> Goal
Report the count of lines that carry the string "with", and add nothing.

> Source data
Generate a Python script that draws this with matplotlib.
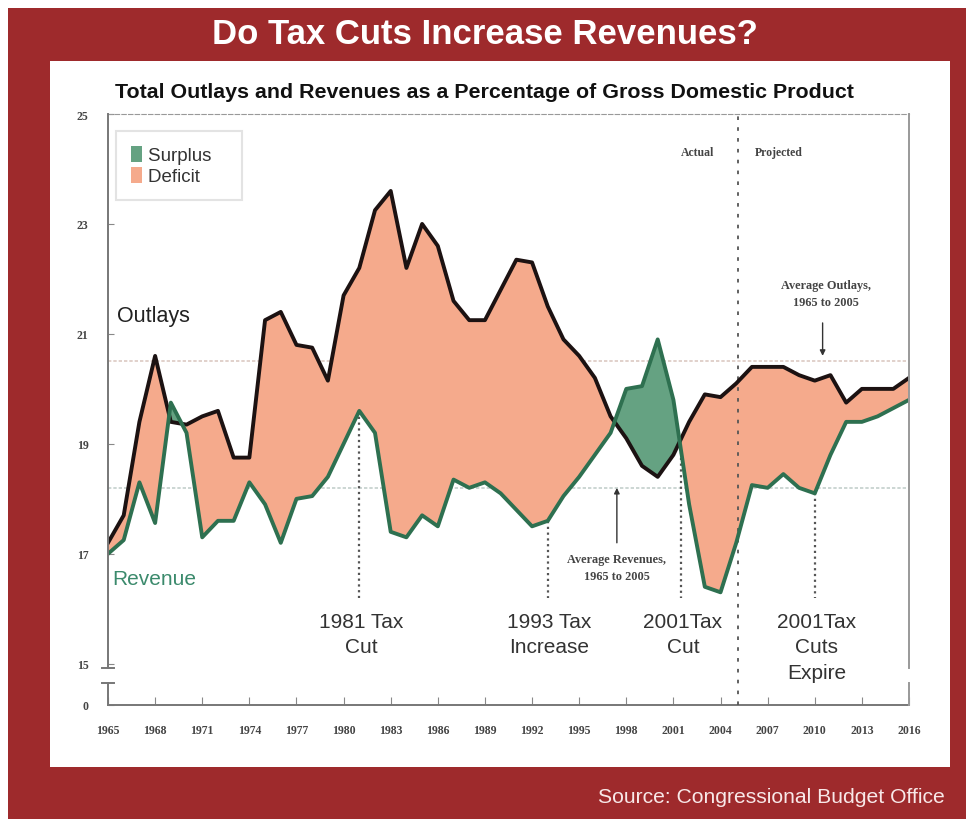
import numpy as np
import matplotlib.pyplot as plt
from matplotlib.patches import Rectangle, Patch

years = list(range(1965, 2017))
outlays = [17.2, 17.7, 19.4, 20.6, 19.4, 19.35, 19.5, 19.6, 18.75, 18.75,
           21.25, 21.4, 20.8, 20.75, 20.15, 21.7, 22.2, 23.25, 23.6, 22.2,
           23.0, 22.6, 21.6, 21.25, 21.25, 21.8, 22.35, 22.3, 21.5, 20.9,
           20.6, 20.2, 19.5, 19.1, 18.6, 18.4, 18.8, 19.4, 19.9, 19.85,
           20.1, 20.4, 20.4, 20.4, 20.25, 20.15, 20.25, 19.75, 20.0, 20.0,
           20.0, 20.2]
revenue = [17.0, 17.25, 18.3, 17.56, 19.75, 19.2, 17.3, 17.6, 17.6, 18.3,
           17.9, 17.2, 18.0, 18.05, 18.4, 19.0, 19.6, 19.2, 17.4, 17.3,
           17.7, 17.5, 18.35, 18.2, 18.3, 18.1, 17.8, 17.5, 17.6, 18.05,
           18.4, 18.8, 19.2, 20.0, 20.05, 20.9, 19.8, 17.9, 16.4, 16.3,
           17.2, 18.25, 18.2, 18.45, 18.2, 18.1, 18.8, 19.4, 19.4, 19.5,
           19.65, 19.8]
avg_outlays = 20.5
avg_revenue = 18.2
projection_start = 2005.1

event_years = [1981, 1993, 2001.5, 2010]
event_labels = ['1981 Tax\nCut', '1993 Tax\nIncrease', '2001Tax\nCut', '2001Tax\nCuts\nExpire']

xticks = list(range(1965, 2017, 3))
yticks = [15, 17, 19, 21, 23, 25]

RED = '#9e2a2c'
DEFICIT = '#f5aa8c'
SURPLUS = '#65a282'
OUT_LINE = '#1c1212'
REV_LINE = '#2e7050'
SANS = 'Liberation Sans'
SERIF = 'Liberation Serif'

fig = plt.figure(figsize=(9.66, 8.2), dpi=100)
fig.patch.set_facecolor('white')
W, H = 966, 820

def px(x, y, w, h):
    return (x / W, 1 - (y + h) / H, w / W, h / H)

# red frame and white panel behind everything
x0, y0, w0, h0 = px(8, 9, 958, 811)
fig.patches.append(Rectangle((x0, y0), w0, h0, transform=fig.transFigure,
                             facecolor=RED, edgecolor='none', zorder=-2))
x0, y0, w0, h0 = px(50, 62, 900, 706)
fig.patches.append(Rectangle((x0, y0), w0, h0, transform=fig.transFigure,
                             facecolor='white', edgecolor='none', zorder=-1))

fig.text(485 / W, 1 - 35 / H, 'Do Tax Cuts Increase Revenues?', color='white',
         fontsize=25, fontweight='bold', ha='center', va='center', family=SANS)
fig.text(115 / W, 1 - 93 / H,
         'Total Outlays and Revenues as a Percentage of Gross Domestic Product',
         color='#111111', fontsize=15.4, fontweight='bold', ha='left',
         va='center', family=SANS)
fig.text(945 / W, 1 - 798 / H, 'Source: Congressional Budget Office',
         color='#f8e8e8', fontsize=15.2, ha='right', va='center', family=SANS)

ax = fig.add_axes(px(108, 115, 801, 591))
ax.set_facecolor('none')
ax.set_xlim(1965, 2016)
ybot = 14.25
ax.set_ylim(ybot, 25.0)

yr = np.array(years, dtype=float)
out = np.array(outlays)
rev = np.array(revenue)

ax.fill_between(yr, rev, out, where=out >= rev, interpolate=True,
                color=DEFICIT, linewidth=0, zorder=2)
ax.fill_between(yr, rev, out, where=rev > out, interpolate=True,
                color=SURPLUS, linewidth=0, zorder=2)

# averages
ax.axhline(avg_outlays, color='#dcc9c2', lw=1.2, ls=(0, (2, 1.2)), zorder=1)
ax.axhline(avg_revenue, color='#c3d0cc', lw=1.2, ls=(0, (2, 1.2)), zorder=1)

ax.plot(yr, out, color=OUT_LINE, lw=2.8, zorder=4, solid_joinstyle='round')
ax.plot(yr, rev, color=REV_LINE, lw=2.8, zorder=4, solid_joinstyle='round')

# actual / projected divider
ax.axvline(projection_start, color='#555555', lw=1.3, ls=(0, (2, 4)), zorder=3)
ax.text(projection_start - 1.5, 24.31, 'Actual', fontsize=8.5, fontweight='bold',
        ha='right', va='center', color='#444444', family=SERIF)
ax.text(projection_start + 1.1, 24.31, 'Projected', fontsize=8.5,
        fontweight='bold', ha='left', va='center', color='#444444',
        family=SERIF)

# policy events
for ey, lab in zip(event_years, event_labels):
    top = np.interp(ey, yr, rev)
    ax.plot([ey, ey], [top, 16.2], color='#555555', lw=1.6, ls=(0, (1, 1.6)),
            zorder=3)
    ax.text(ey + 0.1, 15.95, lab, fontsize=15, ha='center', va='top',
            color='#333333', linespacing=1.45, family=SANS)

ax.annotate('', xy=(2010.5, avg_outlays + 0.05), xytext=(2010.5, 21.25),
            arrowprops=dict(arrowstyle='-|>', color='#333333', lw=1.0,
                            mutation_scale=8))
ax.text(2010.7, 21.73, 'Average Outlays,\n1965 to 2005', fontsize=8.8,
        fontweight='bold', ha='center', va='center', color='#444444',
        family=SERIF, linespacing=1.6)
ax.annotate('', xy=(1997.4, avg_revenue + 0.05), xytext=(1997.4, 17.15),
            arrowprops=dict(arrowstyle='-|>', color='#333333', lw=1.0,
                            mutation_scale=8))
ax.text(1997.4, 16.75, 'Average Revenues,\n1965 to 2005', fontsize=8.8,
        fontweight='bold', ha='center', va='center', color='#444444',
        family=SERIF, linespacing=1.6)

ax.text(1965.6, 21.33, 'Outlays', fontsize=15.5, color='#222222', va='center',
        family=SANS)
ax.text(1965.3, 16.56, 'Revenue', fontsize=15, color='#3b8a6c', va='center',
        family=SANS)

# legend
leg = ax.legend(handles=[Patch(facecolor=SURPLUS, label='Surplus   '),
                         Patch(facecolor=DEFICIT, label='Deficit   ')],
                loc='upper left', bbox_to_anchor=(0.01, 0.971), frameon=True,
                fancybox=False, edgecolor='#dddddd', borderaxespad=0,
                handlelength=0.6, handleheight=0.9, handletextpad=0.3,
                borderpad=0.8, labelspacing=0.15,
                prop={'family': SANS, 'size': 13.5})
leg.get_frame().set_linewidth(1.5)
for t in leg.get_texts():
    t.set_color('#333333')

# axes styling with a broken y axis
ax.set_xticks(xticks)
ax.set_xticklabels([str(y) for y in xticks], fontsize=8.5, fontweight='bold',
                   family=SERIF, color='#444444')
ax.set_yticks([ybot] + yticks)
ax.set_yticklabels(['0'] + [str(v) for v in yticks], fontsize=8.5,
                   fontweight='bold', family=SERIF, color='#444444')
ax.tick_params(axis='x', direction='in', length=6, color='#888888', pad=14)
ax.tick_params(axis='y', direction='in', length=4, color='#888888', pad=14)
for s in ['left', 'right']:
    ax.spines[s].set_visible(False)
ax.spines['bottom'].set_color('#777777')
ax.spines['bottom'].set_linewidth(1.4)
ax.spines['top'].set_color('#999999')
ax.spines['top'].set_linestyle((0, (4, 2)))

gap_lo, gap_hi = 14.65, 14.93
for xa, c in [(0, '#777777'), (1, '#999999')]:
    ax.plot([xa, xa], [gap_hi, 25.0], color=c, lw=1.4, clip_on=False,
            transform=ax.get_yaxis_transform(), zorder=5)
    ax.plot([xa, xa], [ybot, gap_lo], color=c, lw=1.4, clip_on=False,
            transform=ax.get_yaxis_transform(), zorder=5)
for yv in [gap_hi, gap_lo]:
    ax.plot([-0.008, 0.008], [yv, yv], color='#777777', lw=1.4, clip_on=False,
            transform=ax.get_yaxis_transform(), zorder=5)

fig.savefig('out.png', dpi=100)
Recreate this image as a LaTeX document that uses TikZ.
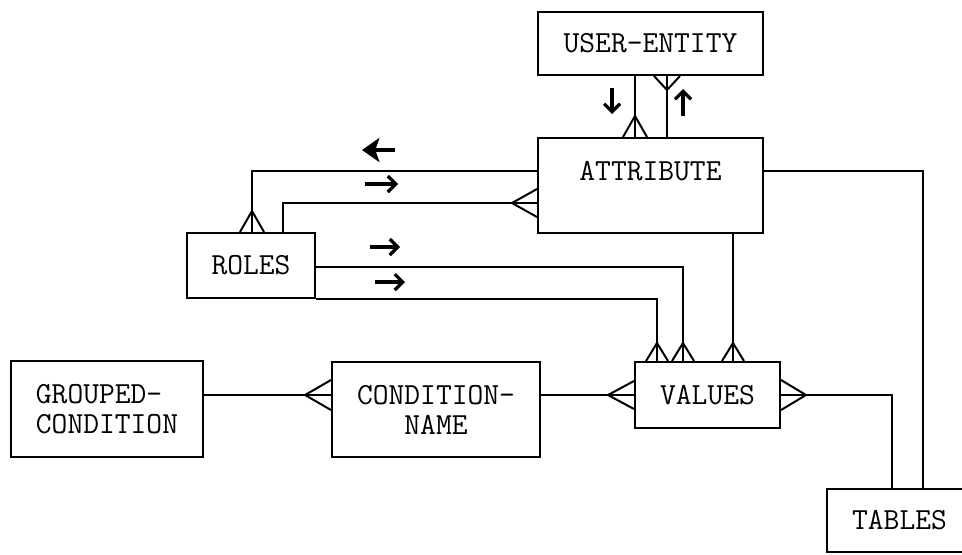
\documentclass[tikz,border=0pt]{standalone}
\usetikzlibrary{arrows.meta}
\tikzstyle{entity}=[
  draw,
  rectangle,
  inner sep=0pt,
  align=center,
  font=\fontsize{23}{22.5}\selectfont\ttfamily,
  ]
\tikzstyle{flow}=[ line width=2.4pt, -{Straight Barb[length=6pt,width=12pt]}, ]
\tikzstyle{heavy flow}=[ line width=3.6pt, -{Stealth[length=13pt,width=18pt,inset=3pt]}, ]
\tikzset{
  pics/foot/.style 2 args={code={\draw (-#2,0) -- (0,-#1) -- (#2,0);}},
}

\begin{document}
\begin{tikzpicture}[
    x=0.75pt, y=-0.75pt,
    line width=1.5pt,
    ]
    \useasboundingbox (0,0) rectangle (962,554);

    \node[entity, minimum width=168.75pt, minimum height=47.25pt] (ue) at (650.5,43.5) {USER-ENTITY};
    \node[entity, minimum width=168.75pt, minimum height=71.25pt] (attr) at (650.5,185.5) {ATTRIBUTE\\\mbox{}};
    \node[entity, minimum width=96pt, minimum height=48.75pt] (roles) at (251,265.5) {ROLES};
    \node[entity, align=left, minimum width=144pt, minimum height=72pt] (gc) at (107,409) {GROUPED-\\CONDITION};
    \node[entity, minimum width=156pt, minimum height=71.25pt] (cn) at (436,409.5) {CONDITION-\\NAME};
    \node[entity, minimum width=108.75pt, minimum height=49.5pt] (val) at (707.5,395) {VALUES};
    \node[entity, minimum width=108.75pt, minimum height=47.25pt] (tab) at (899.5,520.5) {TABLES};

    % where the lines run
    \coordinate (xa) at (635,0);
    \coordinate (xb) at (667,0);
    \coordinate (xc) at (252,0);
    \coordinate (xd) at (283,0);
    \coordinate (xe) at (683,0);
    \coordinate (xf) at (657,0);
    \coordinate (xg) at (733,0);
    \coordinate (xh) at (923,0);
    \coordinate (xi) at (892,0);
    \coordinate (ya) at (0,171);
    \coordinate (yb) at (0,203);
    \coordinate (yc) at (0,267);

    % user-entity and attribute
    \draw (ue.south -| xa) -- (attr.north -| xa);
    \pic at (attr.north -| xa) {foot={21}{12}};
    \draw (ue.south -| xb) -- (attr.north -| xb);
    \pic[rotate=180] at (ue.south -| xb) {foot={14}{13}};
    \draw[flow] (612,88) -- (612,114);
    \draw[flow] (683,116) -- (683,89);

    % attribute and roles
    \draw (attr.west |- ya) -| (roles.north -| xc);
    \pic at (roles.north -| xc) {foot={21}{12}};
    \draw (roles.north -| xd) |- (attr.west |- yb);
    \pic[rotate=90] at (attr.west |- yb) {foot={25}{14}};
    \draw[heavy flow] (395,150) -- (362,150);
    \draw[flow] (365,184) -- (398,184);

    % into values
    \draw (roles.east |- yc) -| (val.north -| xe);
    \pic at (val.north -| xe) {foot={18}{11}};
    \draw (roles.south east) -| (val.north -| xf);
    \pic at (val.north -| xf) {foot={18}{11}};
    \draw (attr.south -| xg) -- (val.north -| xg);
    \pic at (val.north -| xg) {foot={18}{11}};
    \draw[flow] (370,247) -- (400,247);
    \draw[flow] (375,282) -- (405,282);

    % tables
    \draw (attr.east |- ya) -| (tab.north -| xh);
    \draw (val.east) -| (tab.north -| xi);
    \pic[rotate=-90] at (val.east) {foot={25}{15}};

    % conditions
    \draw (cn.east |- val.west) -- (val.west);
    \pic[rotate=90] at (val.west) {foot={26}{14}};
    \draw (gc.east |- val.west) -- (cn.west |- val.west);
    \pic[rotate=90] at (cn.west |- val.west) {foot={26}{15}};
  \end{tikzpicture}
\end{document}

---

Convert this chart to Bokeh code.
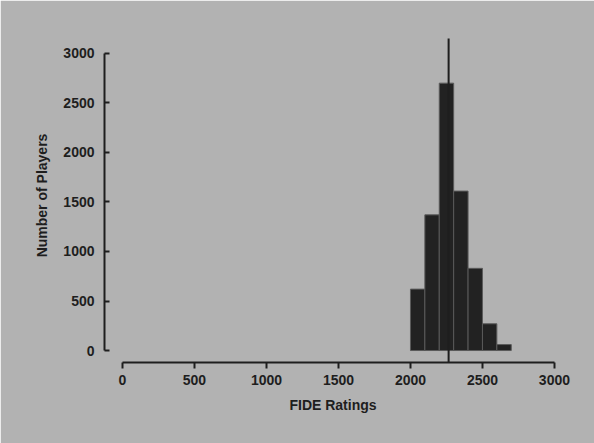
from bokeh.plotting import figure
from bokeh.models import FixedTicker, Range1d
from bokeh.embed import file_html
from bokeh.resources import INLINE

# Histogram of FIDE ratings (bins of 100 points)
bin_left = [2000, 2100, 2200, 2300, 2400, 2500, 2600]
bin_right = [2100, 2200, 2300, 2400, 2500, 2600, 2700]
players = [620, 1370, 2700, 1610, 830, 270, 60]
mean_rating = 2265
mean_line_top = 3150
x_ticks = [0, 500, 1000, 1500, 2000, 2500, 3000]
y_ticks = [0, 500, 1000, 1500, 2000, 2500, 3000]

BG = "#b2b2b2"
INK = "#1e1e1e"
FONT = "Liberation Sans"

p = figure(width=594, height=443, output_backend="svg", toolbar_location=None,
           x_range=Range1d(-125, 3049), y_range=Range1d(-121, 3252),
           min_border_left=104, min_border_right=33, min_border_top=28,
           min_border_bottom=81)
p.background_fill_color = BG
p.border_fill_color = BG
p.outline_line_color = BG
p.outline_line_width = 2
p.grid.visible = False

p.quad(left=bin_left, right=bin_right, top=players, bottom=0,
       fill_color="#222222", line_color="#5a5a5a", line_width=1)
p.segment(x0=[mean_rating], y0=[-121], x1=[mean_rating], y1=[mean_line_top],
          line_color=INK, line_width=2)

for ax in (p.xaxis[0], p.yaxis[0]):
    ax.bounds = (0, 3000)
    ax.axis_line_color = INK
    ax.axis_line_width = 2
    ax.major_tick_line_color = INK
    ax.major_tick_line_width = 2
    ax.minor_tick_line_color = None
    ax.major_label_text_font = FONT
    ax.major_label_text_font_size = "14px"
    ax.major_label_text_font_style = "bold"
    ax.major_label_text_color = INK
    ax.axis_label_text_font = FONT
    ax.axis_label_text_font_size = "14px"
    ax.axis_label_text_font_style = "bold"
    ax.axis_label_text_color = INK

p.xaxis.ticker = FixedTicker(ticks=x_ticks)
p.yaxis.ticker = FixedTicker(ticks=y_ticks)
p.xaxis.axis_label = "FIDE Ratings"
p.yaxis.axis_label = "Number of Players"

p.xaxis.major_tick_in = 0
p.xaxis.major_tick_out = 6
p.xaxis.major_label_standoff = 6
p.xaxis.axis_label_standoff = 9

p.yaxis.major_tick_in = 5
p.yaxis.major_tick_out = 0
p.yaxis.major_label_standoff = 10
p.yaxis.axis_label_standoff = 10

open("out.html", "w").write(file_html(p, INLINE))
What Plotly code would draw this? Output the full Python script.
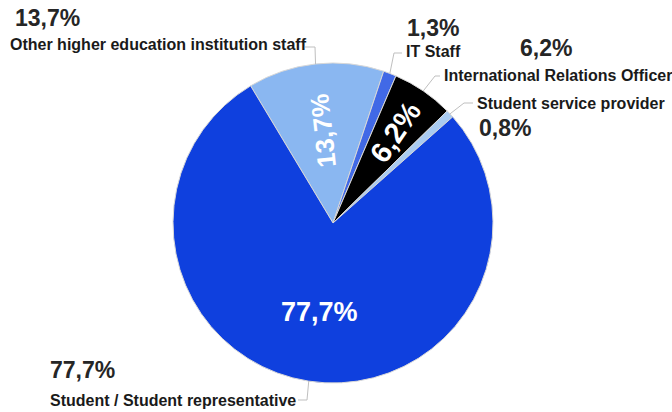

...

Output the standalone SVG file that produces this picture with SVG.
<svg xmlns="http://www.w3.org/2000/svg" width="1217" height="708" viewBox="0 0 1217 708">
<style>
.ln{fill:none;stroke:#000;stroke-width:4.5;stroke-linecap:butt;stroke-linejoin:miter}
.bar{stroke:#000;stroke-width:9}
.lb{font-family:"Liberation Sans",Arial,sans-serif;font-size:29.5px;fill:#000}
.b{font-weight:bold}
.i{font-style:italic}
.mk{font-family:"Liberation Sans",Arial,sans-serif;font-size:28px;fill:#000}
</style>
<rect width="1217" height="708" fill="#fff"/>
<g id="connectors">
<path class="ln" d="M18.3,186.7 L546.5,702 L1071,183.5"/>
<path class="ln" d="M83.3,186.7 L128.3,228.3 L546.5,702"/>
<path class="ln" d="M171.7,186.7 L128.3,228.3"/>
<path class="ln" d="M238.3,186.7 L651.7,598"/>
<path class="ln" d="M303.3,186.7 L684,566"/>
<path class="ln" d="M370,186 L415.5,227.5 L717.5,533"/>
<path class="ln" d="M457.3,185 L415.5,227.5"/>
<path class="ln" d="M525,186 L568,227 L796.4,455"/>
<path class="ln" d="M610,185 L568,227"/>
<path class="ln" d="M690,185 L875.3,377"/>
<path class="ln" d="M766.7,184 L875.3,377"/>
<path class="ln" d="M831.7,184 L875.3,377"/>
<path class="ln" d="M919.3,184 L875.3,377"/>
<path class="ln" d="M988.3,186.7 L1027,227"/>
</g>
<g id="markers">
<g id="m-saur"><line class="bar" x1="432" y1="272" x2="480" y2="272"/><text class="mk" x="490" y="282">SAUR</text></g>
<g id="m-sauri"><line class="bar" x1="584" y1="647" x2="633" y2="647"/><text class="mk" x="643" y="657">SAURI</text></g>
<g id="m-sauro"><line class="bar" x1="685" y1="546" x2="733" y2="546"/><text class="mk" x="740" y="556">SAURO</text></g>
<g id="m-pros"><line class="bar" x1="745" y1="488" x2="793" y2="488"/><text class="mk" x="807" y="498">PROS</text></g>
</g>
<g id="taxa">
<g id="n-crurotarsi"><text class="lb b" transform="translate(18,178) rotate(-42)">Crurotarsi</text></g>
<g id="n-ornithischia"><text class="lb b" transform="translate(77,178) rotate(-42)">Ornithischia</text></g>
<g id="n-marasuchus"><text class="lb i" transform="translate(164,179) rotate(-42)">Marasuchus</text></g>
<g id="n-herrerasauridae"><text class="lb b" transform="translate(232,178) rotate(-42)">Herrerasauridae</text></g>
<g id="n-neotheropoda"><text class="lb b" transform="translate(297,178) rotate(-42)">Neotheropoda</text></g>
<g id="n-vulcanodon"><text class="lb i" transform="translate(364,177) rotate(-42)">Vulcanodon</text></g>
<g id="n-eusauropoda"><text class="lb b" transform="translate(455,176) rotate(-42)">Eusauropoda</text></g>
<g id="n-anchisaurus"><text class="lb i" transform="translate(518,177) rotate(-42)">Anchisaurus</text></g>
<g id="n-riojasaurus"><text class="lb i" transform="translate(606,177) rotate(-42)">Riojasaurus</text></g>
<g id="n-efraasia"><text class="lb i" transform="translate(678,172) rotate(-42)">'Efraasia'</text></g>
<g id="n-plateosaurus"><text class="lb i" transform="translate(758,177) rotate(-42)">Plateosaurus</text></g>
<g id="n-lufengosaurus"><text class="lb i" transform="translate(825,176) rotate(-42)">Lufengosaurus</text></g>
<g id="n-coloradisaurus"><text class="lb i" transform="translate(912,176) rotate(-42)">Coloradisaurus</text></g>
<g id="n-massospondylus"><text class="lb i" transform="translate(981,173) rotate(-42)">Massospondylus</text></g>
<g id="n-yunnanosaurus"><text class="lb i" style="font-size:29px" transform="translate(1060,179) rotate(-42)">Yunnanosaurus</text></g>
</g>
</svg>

> Response to the exercise
3